The Larkins/Morris interlude was too carefree to last though, and when Salisbury's revenge on Larkins came with a mid-on catch, Durham were still 26 runs short of Sussex's commanding total.

Both teams arrived with much to play for. Last September Sussex slipped into the bottom half of the Championship table and Durham, as is their wont, were propping it up. Yet the visitors won three of their first six games this season and were fifth on Thursday, with Sussex lurking one run and 22 points below them.

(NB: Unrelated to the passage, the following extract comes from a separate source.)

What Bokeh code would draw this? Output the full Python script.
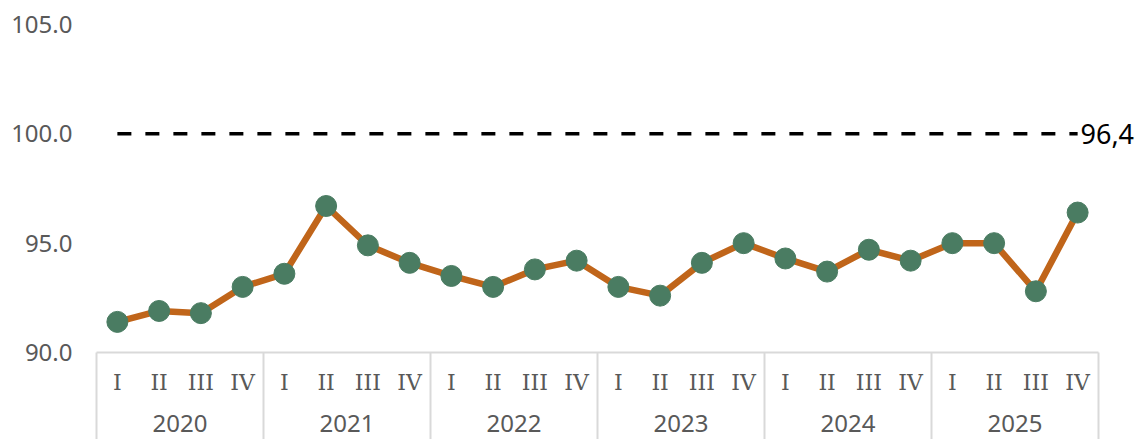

Durham's first three batsmen, Larkins, Saxelby - newly arived this season from Trent Bridge - and Morris are averaging 50-plus, but they are followed by the longest tail on the circuit. Yesterday it was Morris's job to persuade it to wag, and at lunch he was still there on 55. But Durham were barely ahead, the middle order was exposed, and the spin twins were beginning to relish their work.

Early in the afternoon Morris sat back on his stumps to a straight one from Hemmings, and Sussex began to scent a holiday Monday. The aroma thickened when Anderson Cummins, like Sussex's Franklyn Stephenson a quick bowler who rightly bats up the order, stepped back to flail irresponsibly at Salisbury's flipper.

There was late resistance in a character-building innings by Jonathan Longley, and he could only stretch Sussex's evening target to 109. Bill Athey had a sharp reminder that batting is sport's most humbling discipline, following up Friday's 166 by being bowled first ball. But the captain Alan Wells and Neil Lenham ensured on a sharp shadowed evening that Monday would indeed be a day of rest.